The statutory profit after tax (NPAT) for the 2021/22 financial year was $860 million, including $486 million on impairments, revalued contracts, and costs associated with its cancelled split into two companies.
Underlying EBITDA (earnings before interest, taxes, depreciation, and amortisation) was $1.218 billion, down 27 per cent on a year ago.
Underlying profit after tax dropped 58 per cent to $225 million.
AGL Managing Director and Chief Executive Graeme Hunt said the underlying profit came within market guidance despite the challenging conditions that intensified in the second half, including increased costs of providing electricity during peak demand.
"Other factors that negatively impacted the result included planned and unplanned plant outages, unprecedented market volatility and suspension, milder weather, increased residential solar volumes and margin compression via customer switching," he said.
Total generation volumes were broadly flat on FY21 at 40,755GWh.

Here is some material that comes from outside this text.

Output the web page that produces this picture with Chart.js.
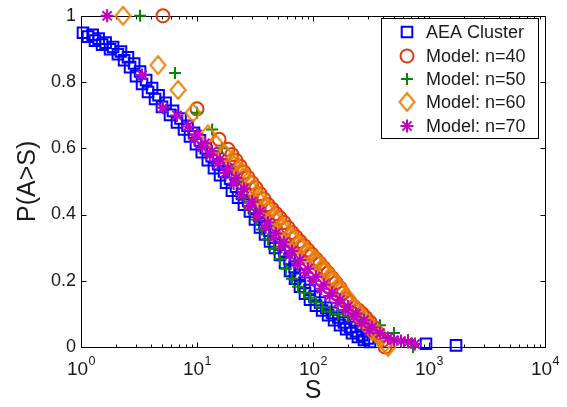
<!DOCTYPE html>
<html>
<head>
<meta charset="utf-8">
<script src="https://cdn.jsdelivr.net/npm/chart.js@4.4.1/dist/chart.umd.min.js"></script>
<style>
  html, body { margin: 0; padding: 0; background: #fff; }
  #wrap { width: 567px; height: 407px; }
</style>
</head>
<body>
<div id="wrap"><canvas id="c" width="567" height="407"></canvas></div>
<script>
// Complementary cumulative distributions P(A>S) versus S
const aeaS = [1.04,1.15,1.32,1.52,1.78,2.08,2.35,2.65,2.98,3.36,3.78,4.35,4.99,5.85,6.72,7.73,8.70,9.80,11.0,12.4,14.0,15.8,17.8,20.0,22.6,25.4,28.6,31.6,34.9,38.6,42.6,47.0,51.9,57.4,63.4,70.0,77.2,85.3,94.2,106,120,135,152,171,193,217,244,275,310,942,1710,
  1.26,1.42,1.63,1.89,2.21,2.54,2.87,3.23,3.64,4.10,4.66,5.36,6.21,7.21,8.29,9.43,10.6,11.9,13.4,15.2,17.1,19.3,21.7,24.4,27.6,31.0,34.6,38.2,42.2,46.6,51.5,56.8,62.8,69.4,76.6,84.5,93.3,103,115,130,146,165,185,209,235,265,298];
const aeaP = [0.949,0.937,0.925,0.913,0.899,0.884,0.866,0.845,0.818,0.794,0.770,0.749,0.725,0.701,0.678,0.657,0.636,0.612,0.588,0.564,0.540,0.519,0.496,0.472,0.451,0.430,0.409,0.385,0.361,0.340,0.319,0.299,0.278,0.254,0.230,0.206,0.182,0.161,0.143,0.125,0.110,0.096,0.081,0.066,0.054,0.042,0.030,0.021,0.015,0.010,0.005,
  0.943,0.931,0.919,0.906,0.892,0.875,0.856,0.832,0.806,0.782,0.760,0.737,0.713,0.690,0.668,0.647,0.624,0.600,0.576,0.552,0.530,0.508,0.484,0.462,0.441,0.420,0.397,0.373,0.351,0.330,0.309,0.289,0.266,0.242,0.218,0.194,0.172,0.152,0.134,0.118,0.103,0.089,0.074,0.060,0.048,0.036,0.026];

const n40S = [5.09,10.0,15.5,18.5,21.7,25.4,29.8,34.9,40.9,48.0,56.2,65.9,77.2,90.5,106,124,146,171,193,226,265,310,363,401,418,
  20.0,23.5,27.5,32.3,37.8,44.3,51.9,60.9,71.3,83.6,97.9,115,135,158,182,209,245,287,336];
const n40P = [1.0,0.719,0.627,0.597,0.564,0.528,0.496,0.463,0.430,0.403,0.376,0.346,0.319,0.293,0.266,0.239,0.209,0.179,0.146,0.122,0.101,0.075,0.042,0.021,0.0,
  0.581,0.546,0.512,0.480,0.447,0.417,0.390,0.361,0.333,0.306,0.280,0.253,0.224,0.194,0.163,0.134,0.112,0.088,0.059];

const n50S = [3.23,6.46,10.0,13.5,16.4,20.0,22.6,25.4,28.6,32.3,36.3,40.9,46.1,51.9,58.5,65.9,74.3,83.6,94.2,106,120,140,164,200,244,298,378,499,659,728];
const n50P = [1.0,0.827,0.707,0.657,0.600,0.534,0.504,0.451,0.415,0.385,0.355,0.325,0.296,0.266,0.236,0.206,0.182,0.164,0.149,0.134,0.119,0.107,0.099,0.093,0.087,0.084,0.066,0.042,0.021,0.0];

const n60S = [2.30,4.61,6.86,9.24,12.4,14.6,17.4,20.8,24.9,29.8,34.9,40.9,48.0,56.2,65.9,77.2,90.5,106,124,146,171,200,235,275,323,378,418,443,
  20.2,24.1,28.9,34.2,40.0,47.0,55.1,64.5,75.6,88.6,104,121,143,167,196,230,269,316,370];
const n60P = [1.0,0.851,0.776,0.707,0.642,0.612,0.582,0.549,0.513,0.475,0.439,0.409,0.379,0.349,0.325,0.301,0.275,0.254,0.227,0.197,0.167,0.134,0.104,0.075,0.048,0.027,0.012,0.0,
  0.566,0.531,0.494,0.457,0.424,0.394,0.364,0.337,0.313,0.288,0.265,0.241,0.212,0.182,0.151,0.119,0.090,0.062,0.038];

const n70S = [1.68,3.36,5.09,6.72,8.36,10.0,11.7,13.5,15.8,18.5,21.7,25.4,29.8,34.9,40.9,48.0,56.2,65.9,77.2,90.5,106,124,146,171,200,235,275,323,378,443,499,574,659,757,
  9.52,11.1,12.9,15.0,17.6,20.7,24.2,28.4,33.2,39.0,45.7,53.6,62.8,73.6,86.2,101,118,139,163,191,224,262,307];
const n70P = [1.0,0.821,0.722,0.699,0.666,0.642,0.615,0.591,0.567,0.540,0.510,0.478,0.439,0.409,0.376,0.343,0.316,0.290,0.263,0.236,0.212,0.188,0.164,0.143,0.122,0.101,0.081,0.060,0.042,0.027,0.021,0.018,0.015,0.009,
  0.629,0.603,0.579,0.554,0.525,0.494,0.459,0.424,0.393,0.360,0.330,0.303,0.277,0.250,0.224,0.200,0.176,0.154,0.133,0.112,0.091,0.071,0.051];

const seriesNames = ['AEA Cluster', 'Model: n=40', 'Model: n=50', 'Model: n=60', 'Model: n=70'];
const yTickValues = [0, 0.2, 0.4, 0.6, 0.8, 1];
const xDecadeExponents = [0, 1, 2, 3, 4];

const FONT = '"Liberation Sans", Arial, Helvetica, sans-serif';
const TEXT = '#1a1a1a';
const LW = 2;

function pts(xs, ys) { return xs.map((x, i) => ({ x: x, y: ys[i] })); }

// MATLAB-style diamond: a little taller than wide
function diamondImage(color) {
  const w = 15, h = 18, pad = 2;
  const c = document.createElement('canvas');
  c.width = w + pad * 2; c.height = h + pad * 2;
  const g = c.getContext('2d');
  g.strokeStyle = color; g.lineWidth = LW; g.lineJoin = 'miter';
  g.beginPath();
  g.moveTo(pad + w / 2, pad);
  g.lineTo(pad + w, pad + h / 2);
  g.lineTo(pad + w / 2, pad + h);
  g.lineTo(pad, pad + h / 2);
  g.closePath();
  g.stroke();
  return c;
}

const COLORS = ['#0000ff', '#e03a0c', '#008a00', '#e6820a', '#c000c0'];

function ds(label, xs, ys, color, style, radius, order) {
  return {
    label: label,
    data: pts(xs, ys),
    showLine: false,
    pointStyle: style,
    pointRadius: radius,
    pointBorderColor: color,
    pointBackgroundColor: 'rgba(0,0,0,0)',
    pointBorderWidth: LW,
    borderColor: color,
    backgroundColor: 'rgba(0,0,0,0)',
    clip: false,
    order: order
  };
}

const datasets = [
  ds(seriesNames[0], aeaS, aeaP, COLORS[0], 'rect', 7.5, 5),
  ds(seriesNames[1], n40S, n40P, COLORS[1], 'circle', 6.5, 4),
  ds(seriesNames[2], n50S, n50P, COLORS[2], 'cross', 6, 3),
  ds(seriesNames[3], n60S, n60P, COLORS[3], diamondImage(COLORS[3]), 8, 2),
  ds(seriesNames[4], n70S, n70P, COLORS[4], 'star', 6.5, 1)
];

// Box, inward ticks on all four sides, decade labels
const framePlugin = {
  id: 'frame',
  beforeDatasetsDraw(chart) {
    const ctx = chart.ctx, a = chart.chartArea;
    const xs = chart.scales.x, ys = chart.scales.y;
    const L = Math.round(a.left) + 0.5, R = Math.round(a.right) + 0.5;
    const T = Math.round(a.top) + 0.5, B = Math.round(a.bottom) + 0.5;
    ctx.save();
    ctx.strokeStyle = '#000';
    ctx.lineWidth = 1;
    ctx.strokeRect(L, T, R - L, B - T);
    ctx.beginPath();
    xDecadeExponents.forEach(k => {
      const base = Math.pow(10, k);
      const px = Math.round(xs.getPixelForValue(base)) + 0.5;
      ctx.moveTo(px, B); ctx.lineTo(px, B - 5);
      ctx.moveTo(px, T); ctx.lineTo(px, T + 5);
      if (k < xDecadeExponents[xDecadeExponents.length - 1]) {
        for (let m = 2; m <= 9; m++) {
          const p = Math.round(xs.getPixelForValue(m * base)) + 0.5;
          ctx.moveTo(p, B); ctx.lineTo(p, B - 3);
          ctx.moveTo(p, T); ctx.lineTo(p, T + 3);
        }
      }
    });
    yTickValues.forEach(v => {
      const py = Math.round(ys.getPixelForValue(v)) + 0.5;
      ctx.moveTo(L, py); ctx.lineTo(L + 5, py);
      ctx.moveTo(R, py); ctx.lineTo(R - 5, py);
    });
    ctx.stroke();

    ctx.fillStyle = TEXT;
    ctx.textBaseline = 'alphabetic';
    ctx.textAlign = 'left';
    const baseFont = '19px ' + FONT, expFont = '12.5px ' + FONT;
    xDecadeExponents.forEach(k => {
      const px = xs.getPixelForValue(Math.pow(10, k));
      ctx.font = baseFont;
      const wb = ctx.measureText('10').width;
      ctx.font = expFont;
      const we = ctx.measureText(String(k)).width;
      const x0 = px - (wb + we) / 2;
      ctx.font = baseFont;
      ctx.fillText('10', x0, 375);
      ctx.font = expFont;
      ctx.fillText(String(k), x0 + wb + 0.5, 365);
    });
    ctx.restore();
  }
};

// Boxed legend in the upper right corner of the axes
const legendPlugin = {
  id: 'boxLegend',
  afterDatasetsDraw(chart) {
    const ctx = chart.ctx;
    const bx = 381.5, by = 18.5, bw = 157, bh = 120;
    ctx.save();
    ctx.fillStyle = '#fff';
    ctx.fillRect(bx, by, bw, bh);
    ctx.strokeStyle = '#000';
    ctx.lineWidth = 1;
    ctx.strokeRect(bx, by, bw, bh);
    const rows = [32, 56, 79, 102, 126];
    chart.data.datasets.forEach((d, i) => {
      ctx.strokeStyle = d.pointBorderColor;
      ctx.fillStyle = 'rgba(0,0,0,0)';
      ctx.lineWidth = LW;
      Chart.helpers.drawPoint(ctx, {
        pointStyle: d.pointStyle,
        radius: d.pointRadius,
        borderWidth: LW,
        rotation: 0
      }, 407, rows[i]);
      ctx.fillStyle = TEXT;
      ctx.font = '18px ' + FONT;
      ctx.textAlign = 'left';
      ctx.textBaseline = 'middle';
      ctx.fillText(d.label, 426, rows[i] + 1);
    });
    ctx.restore();
  }
};

new Chart(document.getElementById('c'), {
  type: 'scatter',
  data: { datasets: datasets },
  plugins: [framePlugin, legendPlugin],
  options: {
    responsive: false,
    animation: false,
    devicePixelRatio: 1,
    events: [],
    layout: { padding: { top: 12, right: 22, left: 0, bottom: 0 } },
    plugins: { legend: { display: false }, tooltip: { enabled: false } },
    scales: {
      x: {
        type: 'logarithmic',
        min: 1,
        max: 10000,
        grid: { display: false },
        border: { display: false },
        ticks: { display: false },
        title: {
          display: true,
          text: 'S',
          color: TEXT,
          font: { family: FONT, size: 25 },
          padding: { top: 0, bottom: 1 }
        },
        afterFit(scale) { scale.height = 60; }
      },
      y: {
        type: 'linear',
        min: 0,
        max: 1,
        grid: { display: false, drawTicks: false },
        border: { display: false },
        afterBuildTicks(scale) { scale.ticks = yTickValues.map(v => ({ value: v })); },
        ticks: {
          color: TEXT,
          padding: 5,
          font: { family: FONT, size: 18 },
          callback: v => (v === 0 ? '0' : v === 1 ? '1' : v.toFixed(1))
        },
        title: {
          display: true,
          text: 'P(A>S)',
          color: TEXT,
          font: { family: FONT, size: 25 },
          padding: { top: 13, bottom: 0 }
        },
        afterFit(scale) { scale.width = 81; }
      }
    }
  }
});
</script>
</body>
</html>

After withdrawing its plans to split the company into two, AGL said a review is "actively considering multiple options for how an integrated AGL can deliver long-term value for shareholders".
Initial outcomes of the review are due at the end of September, along with detailed guidance on expected performance in the year ahead.
"AGL believes FY23 earnings will remain resilient amidst the challenging energy industry and market conditions," the company said.
It has also commenced a global search for a managing director and chief executive officer.
A final dividend of 10 cents per share brings the total dividend for fiscal year 2022 to 26 cents per share, unfranked.